Member of the Legislative Council of Quebec for La Salle
- In office 1867–1884
- Succeeded by: Praxède Larue

Personal details
- Born: March 19, 1794 Quebec City, Lower Canada
- Died: May 15, 1884 (aged 90) Quebec City, Quebec
- Party: Conservative

= Louis Panet =

Canadian politician (1794–1884)

Louis Panet (March 19, 1794 - May 15, 1884) was a notary and political figure in Quebec. He sat for La Salle division in the Senate of Canada from 1871 to 1874. Panet also represented La Salle in the Legislative Council of Quebec from 1867 to 1884.

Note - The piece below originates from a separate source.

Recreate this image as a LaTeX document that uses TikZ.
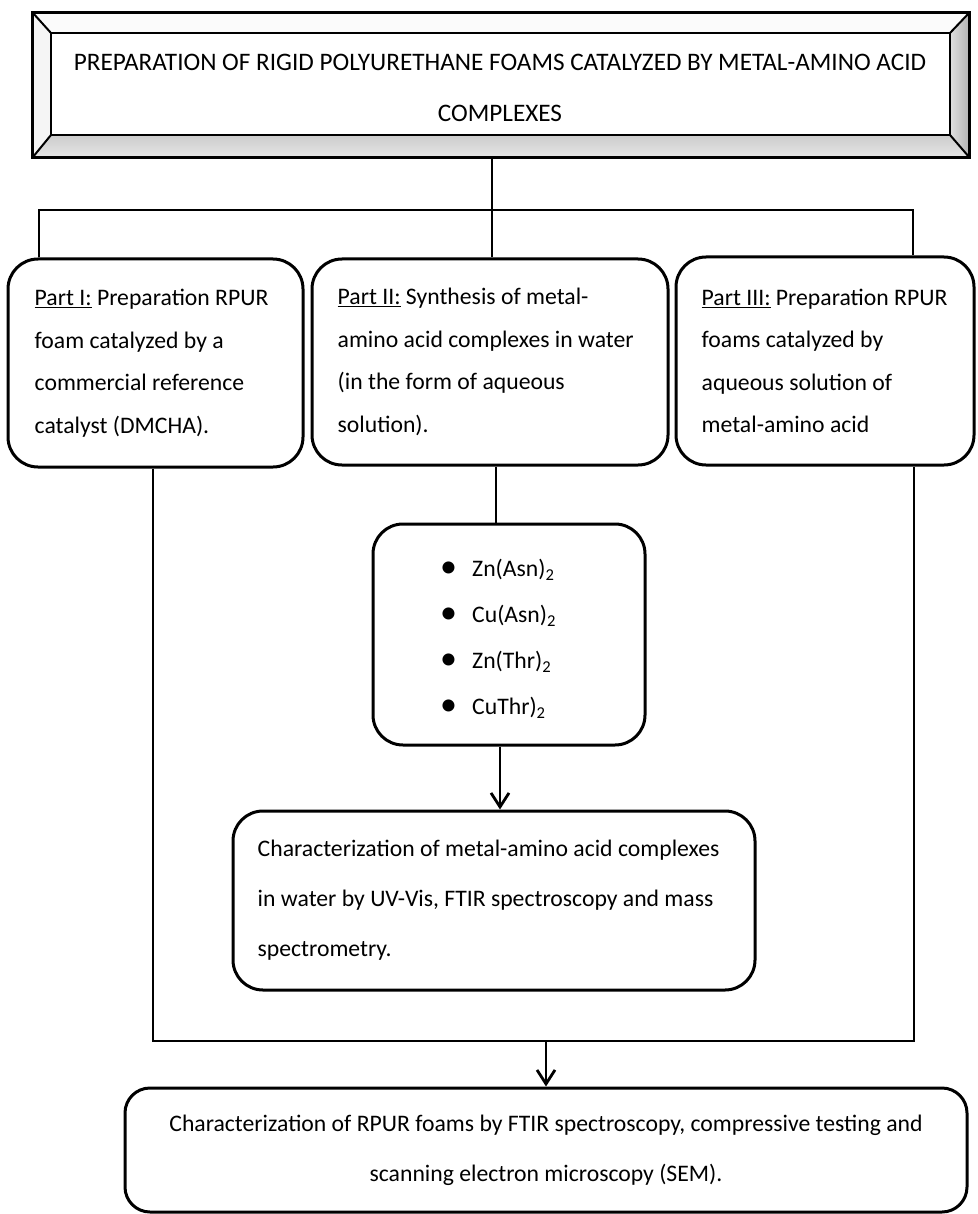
\documentclass[tikz,border=0pt]{standalone}
\usepackage{fontspec}
\setmainfont{Carlito}
\usetikzlibrary{arrows.meta,calc}
\newcommand\blt{\makebox[32pt][l]{\raisebox{-1pt}{\fontsize{34}{34}\selectfont\textbullet}}}
\begin{document}
\begin{tikzpicture}[x=1pt,y=-1pt,
 rbox/.style={draw, line width=3pt, rounded corners=30pt, inner sep=0pt},
 conn/.style={line width=1.7pt},
 arr/.style={line width=2.8pt, -{Straight Barb[length=14pt,width=18pt,line width=2.8pt]}},
 body/.style={inner sep=0pt, align=left, font=\fontsize{23.7}{42.5}\selectfont},
]
\useasboundingbox (0,0) rectangle (977,1214);

% title box with bevel
\node[minimum width=936pt, minimum height=144pt, inner sep=0pt] (title) at (501,85) {};
\coordinate (iNW) at (51,33);
\coordinate (iNE) at (950,33);
\coordinate (iSE) at (950,135);
\coordinate (iSW) at (51,135);
\fill[gray!3] (title.north west) -- (title.north east) -- (iNE) -- (iNW) -- cycle;
\fill[gray!8] (title.north west) -- (iNW) -- (iSW) -- (title.south west) -- cycle;
\shade[left color=gray!25, right color=gray!60] (title.north east) -- (title.south east) -- (iSE) -- (iNE) -- cycle;
\shade[top color=gray!40, bottom color=gray!20] (title.south west) -- (iSW) -- (iSE) -- (title.south east) -- cycle;
\draw[line width=3pt] (title.north west) rectangle (title.south east);
\draw[line width=2.5pt] (iNW) rectangle (iSE);
\draw[line width=2pt] (title.north west) -- (iNW) (title.north east) -- (iNE)
  (title.south west) -- (iSW) (title.south east) -- (iSE);
\node[body, align=center, font=\fontsize{25.2}{51}\selectfont] (titlet) at (500,88)
  {PREPARATION OF RIGID POLYURETHANE FOAMS CATALYZED BY METAL-AMINO ACID\\COMPLEXES};

% part boxes
\node[rbox, minimum width=295pt, minimum height=208pt] (p1) at (155.5,363) {};
\node[rbox, minimum width=356pt, minimum height=206pt] (p2) at (490,362) {};
\node[rbox, minimum width=298pt, minimum height=208pt] (p3) at (825,361) {};
\node[body, anchor=west] (p1t) at ($(p1.west)+(28,0)$)
  {\underline{Part I:} Preparation RPUR\\foam catalyzed by a\\commercial reference\\catalyst (DMCHA).};
\node[body, anchor=west] (p2t) at ($(p2.west)+(27,0)$)
  {\underline{Part II:} Synthesis of metal-\\amino acid complexes in water\\(in the form of aqueous\\solution).};
\node[body, anchor=west] (p3t) at ($(p3.west)+(27,0)$)
  {\underline{Part III:} Preparation RPUR\\foams catalyzed by\\aqueous solution of\\metal-amino acid};

% branching connectors
\coordinate (split) at (492,210);
\coordinate (lft) at (39,210);
\coordinate (rgt) at (913,210);
\draw[conn] (split |- title.south) -- (split);
\draw[conn] (lft |- p1.north) -- (lft) -- (rgt) -- (rgt |- p3.north);
\draw[conn] (split) -- (split |- p2.north);

% complexes box
\node[rbox, minimum width=272pt, minimum height=221pt] (cx) at (509,634.5) {};
\coordinate (p2b) at (496,0);
\draw[conn] (p2b |- p2.south) -- (p2b |- cx.north);
\node[body, anchor=west, font=\fontsize{23.7}{46}\selectfont] (cxt) at (440,639)
  {\blt Zn(Asn)\textsubscript{2}\\\blt Cu(Asn)\textsubscript{2}\\\blt Zn(Thr)\textsubscript{2}\\\blt CuThr)\textsubscript{2}};

% characterization of complexes
\node[rbox, minimum width=522pt, minimum height=179pt] (ch) at (494,900.5) {};
\node[body, anchor=west, font=\fontsize{23.7}{50}\selectfont] (cht) at ($(ch.west)+(26,0)$)
  {Characterization of metal-amino acid complexes\\in water by UV-Vis, FTIR spectroscopy and mass\\spectrometry.};
\coordinate (a1) at (500,0);
\draw[arr] (a1 |- cx.south) -- (a1 |- ch.north);

% final box
\node[rbox, rounded corners=25pt, minimum width=842pt, minimum height=124pt] (fin) at (546,1150) {};
\node[body, align=center, font=\fontsize{23.7}{50}\selectfont] (fint) at (fin)
  {Characterization of RPUR foams by FTIR spectroscopy, compressive testing and\\scanning electron microscopy (SEM).};

% bracket and arrow
\coordinate (bl) at (153,1041);
\coordinate (br) at (914,1041);
\draw[conn] (bl |- p1.south) -- (bl) -- (br) -- (br |- p3.south);
\coordinate (a2) at (546,1041);
\draw[arr] (a2) -- (a2 |- fin.north);
\end{tikzpicture}
\end{document}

He was born in Quebec City, the son of seigneur Jean-Antoine Panet and Louise-Philippe Badelart, who was the daughter of Philippe-Louis-François Badelard. Panet qualified as a notary in 1819 and set up practice in Quebec City. He was president of the Saint-Jean-Baptiste Society in Quebec City. In 1820, he married Marie-Louise Oliva. Panet served as lieutenant-colonel in the 1st Battalion of the Canadian Grenadier Guards. He was a member of the Executive Council for Lower Canada from 1837 to 1841 and served in the Legislative Council of the Province of Canada from 1852 to 1867. He resigned his seat in the Senate in 1874. Panet died in Quebec City at the age of 90.

His brother Philippe served in the legislative assembly for Lower Canada and his brother Charles served in the legislative assembly for the Province of Canada. His nephew Charles-Eugène Panet also served in the Canadian senate.